Blockchain is the technology that most cryptocurrencies are based on. Generally speaking, it is just a simple database of transactions that anyone can view and verify. It has got some peculiarities. One of them is that you can only add information to it, but not delete. This means that you wouldn’t be able to delete or change something, already added. Another special feature is that each new entry is digitally connected to the previous one. This connection is through the “fingerprint” in the last entry of the previous one (like in a chain), and all together they form a chain of blocks – that is a blockchain. If you try to change the block – the fingerprint in the next will be changed too, and so on as in domino-effect. That means that you can’t make any changes unnoticed – if you change something, everyone will see that. This is convenient and reliable when it comes to making payments or transferring confidential data. And if you go down through the blockchain – you will view through the history of transactions from the newest to the oldest.
How does the blockchain work and where is it used?
Blockchain isn’t centralized at all. That means that there is no person or organization capable of its operation, responsible for it, or monitoring its operation worldwide. Copies of blockchains are often stored on many different computers independently. The idea is that everyone can download blocks from different people and build the same copies of the blockchain on their computers. If you want to send a certain amount of money to someone, you create the instructions that are sent to everyone, but the money isn’t sent to the person at the same moment. If another person at the same time decides to send money to someone, they simply create and send instructions to the network, and at any time the participant can gather the instructions, waiting, to create the new block. The transaction takes place only when it is considered confirmed. None is in control of it and everybody can participate. Blockchain isn’t solely used for cryptocurrencies, it is a relatively new and rapidly developing technology, on top of which many different applications can be built. It is widely used in the healthcare and videogames industry, and various digital registers.

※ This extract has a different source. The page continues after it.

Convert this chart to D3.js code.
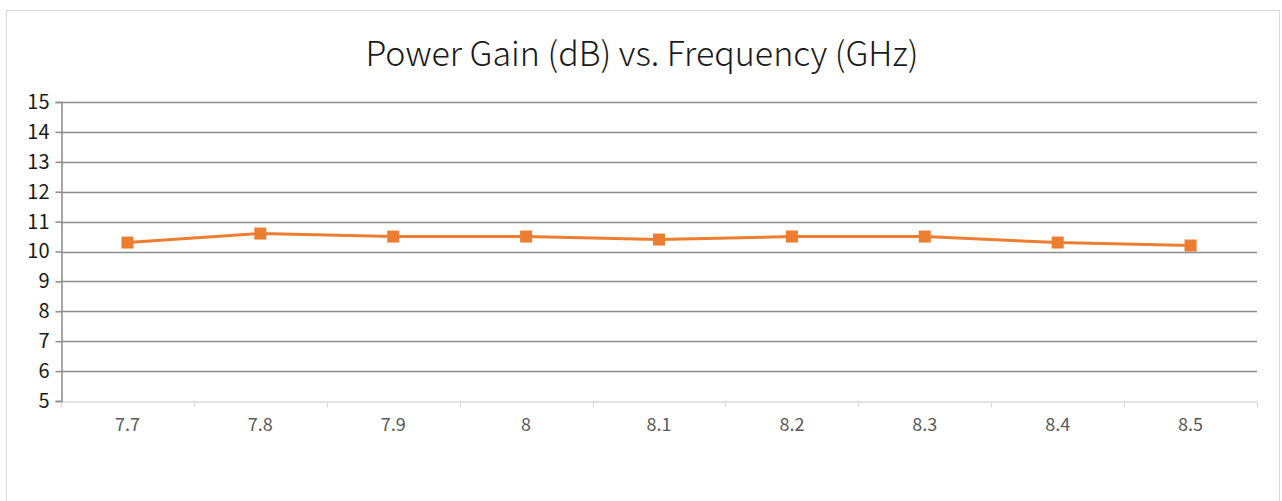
<!DOCTYPE html>
<html>
<head>
<meta charset="utf-8">
<script src="https://cdn.jsdelivr.net/npm/d3@7"></script>
<style>
  body { margin: 0; background: #fff; }
  svg { display: block; font-family: "Noto Sans CJK SC", "Noto Sans", sans-serif; }
</style>
</head>
<body>
<div id="chart"></div>
<script>
// Chart data
const frequencies = ["7.7", "7.8", "7.9", "8", "8.1", "8.2", "8.3", "8.4", "8.5"];
const gainValues = [10.3, 10.6, 10.5, 10.5, 10.4, 10.5, 10.5, 10.3, 10.2];
const yTicks = [5, 6, 7, 8, 9, 10, 11, 12, 13, 14, 15];
const chartTitle = "Power Gain (dB) vs. Frequency (GHz)";

const width = 1282, height = 501;
const margin = { top: 102, right: 25, bottom: 100, left: 61 };
const innerWidth = width - margin.left - margin.right;
const innerHeight = 401 - margin.top;
const lineColor = "#ED7D31";

const svg = d3.select("#chart")
    .append("svg")
    .attr("width", width)
    .attr("height", height);

// Chart frame
svg.append("rect")
    .attr("x", 6.5)
    .attr("y", 10.5)
    .attr("width", 1273)
    .attr("height", 520)
    .attr("fill", "#fff")
    .attr("stroke", "#d9d9d9")
    .attr("stroke-width", 1);

// Title
svg.append("text")
    .attr("x", 642)
    .attr("y", 66)
    .attr("text-anchor", "middle")
    .attr("font-size", 34)
    .attr("font-weight", 300)
    .attr("fill", "#1a1a1a")
    .text(chartTitle);

const innerChart = svg.append("g")
    .attr("transform", `translate(${margin.left},${margin.top})`);

/* Scales */
const xScale = d3.scaleBand()
    .domain(frequencies)
    .range([0, innerWidth]);

const yScale = d3.scaleLinear()
    .domain([5, 15])
    .range([innerHeight, 0]);

/* Gridlines */
innerChart.append("g")
    .selectAll("line")
    .data(yTicks.filter(d => d > 5))
    .join("line")
        .attr("x1", 0)
        .attr("x2", innerWidth)
        .attr("y1", d => Math.round(yScale(d)) + 0.5)
        .attr("y2", d => Math.round(yScale(d)) + 0.5)
        .attr("stroke", "#8c8c8c")
        .attr("stroke-width", 1.5);

/* X axis */
const xAxisGroup = innerChart.append("g")
    .attr("transform", `translate(0,${innerHeight + 0.5})`)
    .call(d3.axisBottom(xScale).tickSize(0).tickPadding(17));

xAxisGroup.select(".domain").attr("stroke", "#d9d9d9").attr("stroke-width", 1.5);
xAxisGroup.selectAll("text")
    .style("font-size", "18px")
    .attr("fill", "#595959")
    .attr("font-family", "\"Noto Sans CJK SC\", sans-serif");

// Category boundary ticks
const boundaries = frequencies.map(d => xScale(d)).concat([innerWidth]);
xAxisGroup.selectAll(".boundary")
    .data(boundaries)
    .join("line")
        .attr("class", "boundary")
        .attr("x1", d => Math.round(d) + 0.5)
        .attr("x2", d => Math.round(d) + 0.5)
        .attr("y1", 0)
        .attr("y2", 6)
        .attr("stroke", "#d9d9d9")
        .attr("stroke-width", 1);

/* Y axis */
const yAxisGroup = innerChart.append("g")
    .attr("transform", "translate(0.5,0)")
    .call(d3.axisLeft(yScale).tickValues(yTicks).tickSize(6).tickPadding(6).tickFormat(d3.format("d")));

yAxisGroup.select(".domain").attr("stroke", "#8c8c8c").attr("stroke-width", 1.5);
yAxisGroup.selectAll(".tick line").attr("stroke", "#8c8c8c").attr("stroke-width", 1.5);
yAxisGroup.selectAll("text")
    .style("font-size", "20px")
    .attr("fill", "#1a1a1a")
    .attr("font-family", "\"Noto Sans CJK SC\", sans-serif");

/* Line */
const line = d3.line()
    .x((d, i) => xScale(frequencies[i]) + xScale.bandwidth() / 2)
    .y(d => yScale(d));

innerChart.append("path")
    .datum(gainValues)
    .attr("d", line)
    .attr("fill", "none")
    .attr("stroke", lineColor)
    .attr("stroke-width", 3);

/* Markers */
const markerSize = 12;
innerChart.selectAll(".marker")
    .data(gainValues)
    .join("rect")
        .attr("class", "marker")
        .attr("x", (d, i) => xScale(frequencies[i]) + xScale.bandwidth() / 2 - markerSize / 2)
        .attr("y", d => yScale(d) - markerSize / 2)
        .attr("width", markerSize)
        .attr("height", markerSize)
        .attr("fill", lineColor);
</script>
</body>
</html>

What makes blockchain safe for financial operations?
From the first glance it seems easy to cheat, but the system prevents you from using the money you don’t own. The word “cryptocurrency” itself consists of two words – cryptography and currency. Safety mechanisms work due to game theory, cryptography, and consensus algorithm. Game theory studies math models of interaction, and cryptography is the study of advanced math techniques to secure communication. Cryptography implies that there is the effort to prevent the members of communication from achieving their goals, and puts into practice techniques to make communication reliable. Consensus algorithm allows coordination between users. It is supposed to work in the distributed setting, which is opposed to centralized setup. That means it should be fault-tolerant, where all system’s agents agree on a source of truth even if some of them fail. As blockchain is completely decentralized (neither an individual nor an organization is in control of it), it is secured by a large network of users, using open-source software. The accuracy of blockchain is constantly checked and secured in this network. Thanks to this you, your friends and thousands of other users can work as personal banks. Your computer simply connects to the computers of other people. You also don’t have to register on websites with passwords and emails. You only have to download a special application on your smartphone. And safety protocols aren’t your problem too – the application will manage this itself – and you just can send and receive cryptocurrency in minutes.
Note: each blockchain is a community or an ecosystem, either public or private. Another issue about the usage of blockchain is the public accessibility of data and the personal privacy of the same data. Anyway, there are many advantages of using blockchain-based cryptocurrencies: they are global – easily accessible worldwide, easy to use, fast and not under control of any third party. Why not give it a try?